Tuesday, November 5, 2013

How to Chose the Right Single Edge Razor Blade

There are many single edge razor blades out there and the options can be overwhelming at times. Here is a quick do-it-yourself guide to choosing the right single edge razor for your business.

Start with the Basics:
If you are starting out fresh and need to choose a basic, popular, do-it-all razor try an uncoated 0.009" single edge razor blade. Choose a blade constructed from carbon steel with an aluminum backing, a consistently popular combination for value price and high quality single edge blades. Companies that chose this type include manufacturing facilities, tint shops, wallpapering, janitorial, etc.

Double your Sharpness:
For businesses who like the basic blade shape and function, but want an even sharper cut, try stepping up to an extra keen razor. These blades are still 0.009" thick and made with carbon steel, but are sent through the honing process twice for an even sharper blade. Businesses will often start with a basic razor and then swap when they find that they need that extra push. Extra keen, double honed, and extra sharp all mean the same thing for these razors.

Ultra Fine Cuts:
Some businesses find that stainless steel blades are the best option for their usage needs. Stainless steel is a more malleable metal than carbon steel. What this means for you is an even sharper first cut, but a slightly quicker dulling process than with carbon steel. It is worth noting that carbon steel razors are often more susceptible to rusting than stainless steel, since stainless metals contain less carbides. This makes stainless steel blades an excellent option for outdoor uses and storage or with cutting plants. Stainless steel blades usually come either coated or uncoated. Coatings are baked on and provide reduced friction and act as a rust inhibitor. Uncoated stainless steel blades are a better option in uses where extra grease would be a problem, such as paper or catheter cutting. Stainless Steel is not the right option for everyone, but when your work calls for super precise cuts such that even an extra sharp carbon steel blade won't suffice, try a stainless option!

Heavy Duty Jobs:
Sometimes jobs require one of two types of extra duty razors. Businesses will either choose blades featuring heavy duty backings made of stainless steel or an extra thick razor with a 0.012" thick blade instead of the standard 0.009" thick blade. The stainless steel backed razor blades are your best bet when you find that the traditional aluminum backed blades are bending in use. On the other hand, you can opt for 0.012" thick razor blades when you need a thicker blade for cutting, or need the blade to fit in a tool or machine for that size thickness.

Economy Options:
Many carbon steel razor blades are stropped and made of 1095 class Carbon Steel. These processes add to the quality, but also to the cost of the razor. If you are working on budget jobs where blade quality is not the number one factor, try less expensive razor blades made with 1074 steel and unstropped. There is a noticeable quality difference between stropped 1095 class blades and unstropped 1074 class blades, but for some jobs, such as warehouse or janitorial, these less expensive blades are a better option.

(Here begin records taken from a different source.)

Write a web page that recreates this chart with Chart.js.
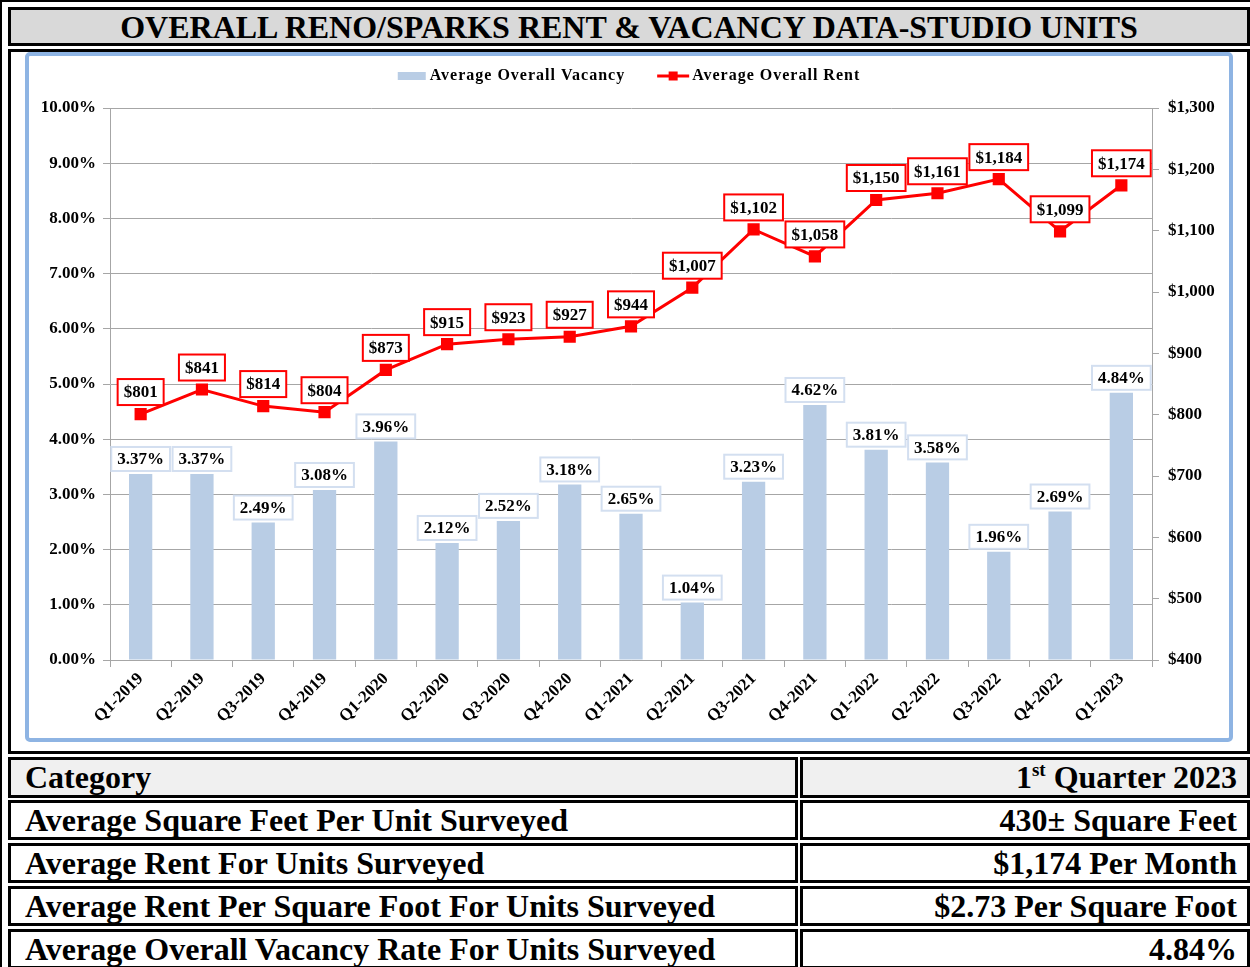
<!DOCTYPE html>
<html>
<head>
<meta charset="utf-8">
<script src="https://cdn.jsdelivr.net/npm/chart.js@4.4.1/dist/chart.umd.min.js"></script>
<style>
    html, body { margin: 0; padding: 0; background: #fff; overflow: hidden; }
    body { width: 1250px; height: 967px; position: relative; font-family: "Liberation Serif", "Times New Roman", serif; }
    .frame { position: absolute; left: 0; top: 0; width: 1270px; height: 1000px; border: 2px solid #000; box-sizing: border-box; }
    .cell { position: absolute; border: 3px solid #000; box-sizing: border-box; font-weight: bold; color: #000; white-space: nowrap; }
    .title { left: 8px; top: 7px; width: 1242px; height: 39px; background: #d9d9d9; text-align: center; font-size: 32px; line-height: 34px; }
    .chartcell { left: 8px; top: 49px; width: 1242px; height: 705px; background: #fff; }
    .panel { position: absolute; left: 25px; top: 52px; width: 1208px; height: 690px; border: 4px solid #8eb4e3; border-radius: 5px; box-sizing: border-box; }
    .row { font-size: 32px; line-height: 34px; height: 40px; }
    .row.left { left: 8px; width: 790px; padding-left: 14px; }
    .row.right { left: 800px; width: 450px; padding-right: 10px; text-align: right; }
    .row.head { background: #f0f0f0; height: 41px; }
    sup { font-size: 19px; vertical-align: 12px; line-height: 0; }
    #chartBox { position: absolute; left: 29px; top: 56px; width: 1200px; height: 682px; }
</style>
</head>
<body>
<div class="frame"></div>
<div class="cell title">OVERALL RENO/SPARKS RENT &amp; VACANCY DATA-STUDIO UNITS</div>
<div class="cell chartcell"></div>
<div class="panel"></div>
<div id="chartBox"><canvas id="rent-chart" width="1200" height="682"></canvas></div>

<div class="cell row left head" style="top:757px">Category</div>
<div class="cell row right head" style="top:757px">1<sup>st</sup> Quarter 2023</div>
<div class="cell row left" style="top:800px">Average Square Feet Per Unit Surveyed</div>
<div class="cell row right" style="top:800px">430± Square Feet</div>
<div class="cell row left" style="top:843px">Average Rent For Units Surveyed</div>
<div class="cell row right" style="top:843px">$1,174 Per Month</div>
<div class="cell row left" style="top:886px">Average Rent Per Square Foot For Units Surveyed</div>
<div class="cell row right" style="top:886px">$2.73 Per Square Foot</div>
<div class="cell row left" style="top:929px">Average Overall Vacancy Rate For Units Surveyed</div>
<div class="cell row right" style="top:929px">4.84%</div>

<script>
// Reno/Sparks studio units - vacancy (bars) and rent (line)

const quarters = [
    'Q1-2019', 'Q2-2019', 'Q3-2019', 'Q4-2019',
    'Q1-2020', 'Q2-2020', 'Q3-2020', 'Q4-2020',
    'Q1-2021', 'Q2-2021', 'Q3-2021', 'Q4-2021',
    'Q1-2022', 'Q2-2022', 'Q3-2022', 'Q4-2022',
    'Q1-2023'
];

// Average overall vacancy, percent
const vacancyRates = [3.37, 3.37, 2.49, 3.08, 3.96, 2.12, 2.52, 3.18, 2.65, 1.04, 3.23, 4.62, 3.81, 3.58, 1.96, 2.69, 4.84];

// Average overall rent, dollars per month
const averageRents = [801, 841, 814, 804, 873, 915, 923, 927, 944, 1007, 1102, 1058, 1150, 1161, 1184, 1099, 1174];

const seriesNames = ['Average Overall Vacancy', 'Average Overall Rent'];

const BAR_COLOR = '#b9cde5';
const LINE_COLOR = '#ff0000';
const GRID_COLOR = '#a6a6a6';
const FONT_FAMILY = '"Liberation Serif", "Times New Roman", serif';

const fmtPercent = v => v.toFixed(2) + '%';
const fmtDollar = v => '$' + v.toLocaleString('en-US');

/**
 * Boxed value labels above bars and points
 */
const boxLabelPlugin = {
    id: 'boxLabels',
    afterDatasetsDraw(chart) {
        const ctx = chart.ctx;
        const settings = [
            { fmt: fmtPercent, rise: 15, h: 24, stroke: '#d3dff0' },
            { fmt: fmtDollar, rise: 22, h: 26, stroke: LINE_COLOR }
        ];
        ctx.save();
        ctx.font = 'bold 17px ' + FONT_FAMILY;
        ctx.textAlign = 'center';
        ctx.textBaseline = 'middle';
        chart.data.datasets.forEach((ds, i) => {
            const meta = chart.getDatasetMeta(i);
            const s = settings[i];
            meta.data.forEach((el, j) => {
                const text = s.fmt(ds.data[j]);
                const w = ctx.measureText(text).width + 12;
                const cy = el.y - s.rise;
                ctx.fillStyle = '#fff';
                ctx.fillRect(el.x - w / 2, cy - s.h / 2, w, s.h);
                ctx.lineWidth = 2;
                ctx.strokeStyle = s.stroke;
                ctx.strokeRect(el.x - w / 2, cy - s.h / 2, w, s.h);
                ctx.fillStyle = '#000';
                ctx.fillText(text, el.x, cy + 1);
            });
        });
        ctx.restore();
    }
};

/**
 * Legend drawn across the top, centred on the canvas
 */
const topLegendPlugin = {
    id: 'topLegend',
    afterDraw(chart) {
        const ctx = chart.ctx;
        const y = 20;
        ctx.save();
        ctx.font = 'bold 16px ' + FONT_FAMILY;
        ctx.letterSpacing = '1px';
        ctx.textBaseline = 'middle';
        const t1 = chart.data.datasets[0].label;
        const t2 = chart.data.datasets[1].label;
        const w1 = ctx.measureText(t1).width;
        const w2 = ctx.measureText(t2).width;
        const total = 28 + 4 + w1 + 32 + 32 + 3 + w2;
        let x = chart.width / 2 - total / 2;

        ctx.fillStyle = BAR_COLOR;
        ctx.fillRect(x, y - 4, 28, 8);
        x += 32;
        ctx.fillStyle = '#000';
        ctx.fillText(t1, x, y);
        x += w1 + 32;

        ctx.strokeStyle = LINE_COLOR;
        ctx.lineWidth = 3;
        ctx.beginPath();
        ctx.moveTo(x, y);
        ctx.lineTo(x + 32, y);
        ctx.stroke();
        ctx.fillStyle = LINE_COLOR;
        ctx.fillRect(x + 16 - 4.5, y - 4.5, 9, 9);
        x += 35;
        ctx.fillStyle = '#000';
        ctx.fillText(t2, x, y);
        ctx.restore();
    }
};

function renderChart() {
    const ctx = document.getElementById('rent-chart').getContext('2d');
    const tickFont = { family: FONT_FAMILY, size: 17, weight: 'bold' };

    return new Chart(ctx, {
        type: 'bar',
        data: {
            labels: quarters,
            datasets: [
                {
                    type: 'bar',
                    label: seriesNames[0],
                    data: vacancyRates,
                    yAxisID: 'y',
                    backgroundColor: BAR_COLOR,
                    categoryPercentage: 1,
                    barPercentage: 0.38,
                    order: 2
                },
                {
                    type: 'line',
                    label: seriesNames[1],
                    data: averageRents,
                    yAxisID: 'y1',
                    borderColor: LINE_COLOR,
                    backgroundColor: LINE_COLOR,
                    borderWidth: 3,
                    pointStyle: 'rect',
                    pointRadius: 6.5,
                    pointBackgroundColor: LINE_COLOR,
                    pointBorderColor: LINE_COLOR,
                    tension: 0,
                    fill: false,
                    order: 1
                }
            ]
        },
        options: {
            responsive: false,
            animation: false,
            devicePixelRatio: 1,
            layout: { padding: { top: 52, left: 0, right: 0, bottom: 0 } },
            plugins: {
                legend: { display: false },
                tooltip: { enabled: false }
            },
            scales: {
                x: {
                    offset: true,
                    grid: { offset: true, drawOnChartArea: false, drawTicks: true, tickLength: 7, color: GRID_COLOR },
                    border: { color: GRID_COLOR },
                    ticks: { font: { family: FONT_FAMILY, size: 17, weight: 'bold' }, color: '#000', minRotation: 45, maxRotation: 45, padding: 2 },
                    afterFit(scale) { scale.height = 78; }
                },
                y: {
                    position: 'left',
                    min: 0,
                    max: 10,
                    ticks: { stepSize: 1, font: tickFont, color: '#000', padding: 7, callback: v => fmtPercent(v) },
                    grid: { color: GRID_COLOR, tickLength: 7 },
                    border: { color: GRID_COLOR },
                    afterFit(scale) { scale.width = 81; }
                },
                y1: {
                    position: 'right',
                    min: 400,
                    max: 1300,
                    ticks: { stepSize: 100, font: tickFont, color: '#000', padding: 9, callback: v => fmtDollar(v) },
                    grid: { drawOnChartArea: false, color: GRID_COLOR, tickLength: 7 },
                    border: { color: GRID_COLOR },
                    afterFit(scale) { scale.width = 77; }
                }
            }
        },
        plugins: [boxLabelPlugin, topLegendPlugin]
    });
}

renderChart();
</script>
</body>
</html>
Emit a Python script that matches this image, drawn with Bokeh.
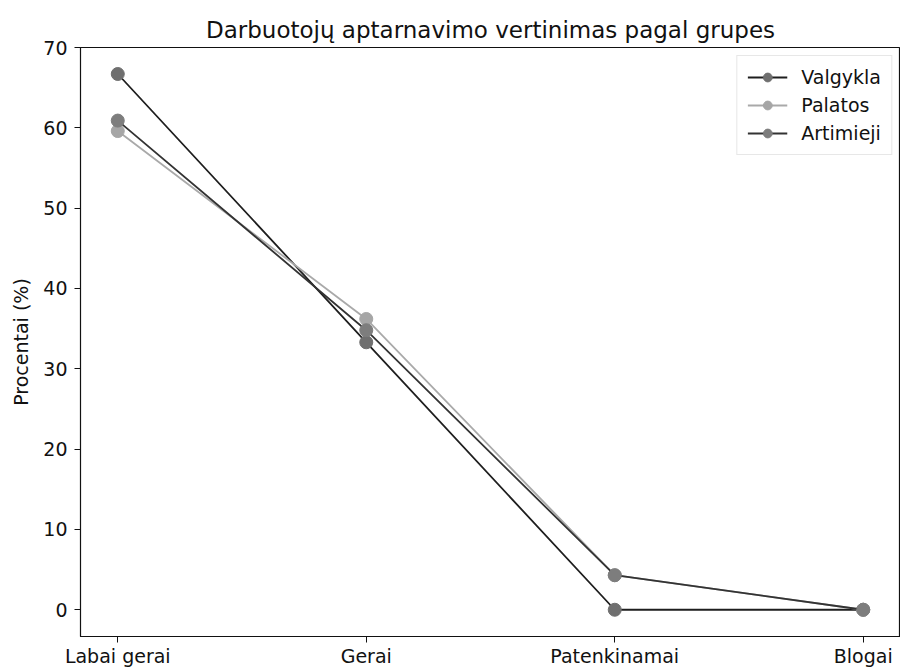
from bokeh.plotting import figure
from bokeh.models import FixedTicker, Range1d, Legend, LegendItem
from bokeh.embed import file_html
from bokeh.resources import INLINE

categories = ["Labai gerai", "Gerai", "Patenkinamai", "Blogai"]
valgykla = [66.7, 33.3, 0.0, 0.0]
palatos = [59.6, 36.2, 4.3, 0.0]
artimieji = [60.9, 34.8, 4.3, 0.0]
series_names = ["Valgykla", "Palatos", "Artimieji"]
y_ticks = [0, 10, 20, 30, 40, 50, 60, 70]

line_colors = ["#1e1e1e", "#a9a9a9", "#333333"]
marker_colors = ["#6f6f6f", "#a6a6a6", "#7d7d7d"]

FONT = "DejaVu Sans"
xs = list(range(len(categories)))

p = figure(frame_width=820, frame_height=589, output_backend="svg",
           toolbar_location=None,
           x_range=Range1d(-0.15, len(categories) - 1 + 0.15),
           y_range=Range1d(-3.33, 70.0),
           min_border_left=80, min_border_top=47, min_border_right=0,
           min_border_bottom=10)

p.title.text = "Darbuotojų aptarnavimo vertinimas pagal grupes"
p.title.align = "center"
p.title.text_font = FONT
p.title.text_font_size = "23px"
p.title.text_font_style = "normal"
p.title.text_color = "#111111"
p.title.standoff = 10

p.xgrid.visible = False
p.ygrid.visible = False
p.outline_line_color = "#111111"
p.outline_line_width = 1.2

p.xaxis.ticker = FixedTicker(ticks=xs)
p.xaxis.major_label_overrides = {i: c for i, c in enumerate(categories)}
p.yaxis.ticker = FixedTicker(ticks=y_ticks)
p.yaxis.axis_label = "Procentai (%)"
for ax in (p.xaxis, p.yaxis):
    ax.major_label_text_font = FONT
    ax.major_label_text_font_size = "19px"
    ax.major_label_text_color = "#111111"
    ax.axis_line_color = "#111111"
    ax.major_tick_line_color = "#111111"
    ax.major_tick_out = 6
    ax.major_tick_in = 0
    ax.minor_tick_line_color = None
p.xaxis.major_label_standoff = 2
p.yaxis.major_label_standoff = 7
p.yaxis.axis_label_text_font = FONT
p.yaxis.axis_label_text_font_size = "19px"
p.yaxis.axis_label_text_font_style = "normal"
p.yaxis.axis_label_text_color = "#111111"
p.yaxis.axis_label_standoff = 8

items = []
for name, vals, lc, mc in zip(series_names, [valgykla, palatos, artimieji], line_colors, marker_colors):
    r1 = p.line(xs, vals, line_color=lc, line_width=1.8)
    r2 = p.scatter(xs, vals, size=13, fill_color=mc, line_color=mc)
    items.append(LegendItem(label=name, renderers=[r1, r2]))

legend = Legend(items=items, location="top_right")
legend.label_text_font = FONT
legend.label_text_font_size = "19px"
legend.label_text_color = "#111111"
legend.glyph_width = 40
legend.glyph_height = 22
legend.label_standoff = 14
legend.spacing = 6
legend.padding = 10
legend.margin = 8
legend.border_line_color = "#d0d0d0"
legend.border_line_width = 1
legend.background_fill_alpha = 0.85
p.add_layout(legend)

open("out.html", "w").write(file_html(p, INLINE))
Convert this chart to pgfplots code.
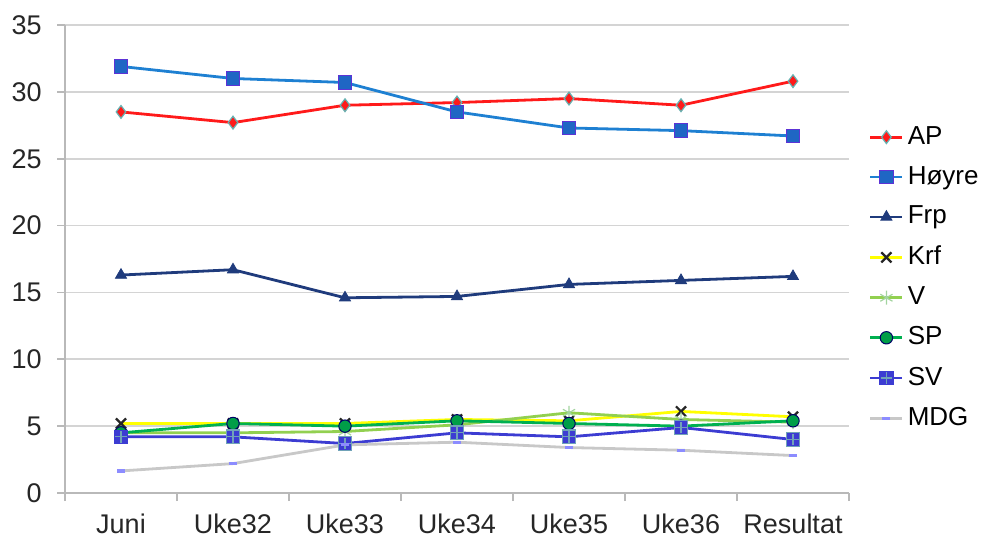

Special Circumstances and Clean Room Blades:
Some facilities necessitate blades certified for clean rooms with varied requirements. Clean Room classifications are ranked by ISO 14611-1 Standards and Federal Standard 209E classes. Be sure to know the exact class of razor you need to purchase before using blades in a clean room. Traditional blades are individually wrapped in cardboard which can leave fibers on the blade unsuitable for some clean room environments. Other clean rooms require blades to be degreased in a special washing step or vapor wash that rids the blade of all oils. Some clean room blades come in small plastic dispensers or pop-up dispensers for easy handling and to ensure a new, clean blade is always used. These types of blades are used in various sterile environments and are popular among businesses using blades for catheter cutting.

Although there seem to be many different single edge razor blade options available, most blades can be broken down into one or more of these six groups. By finding what qualities your business requires in a blade, you should be able to select the right blade every time.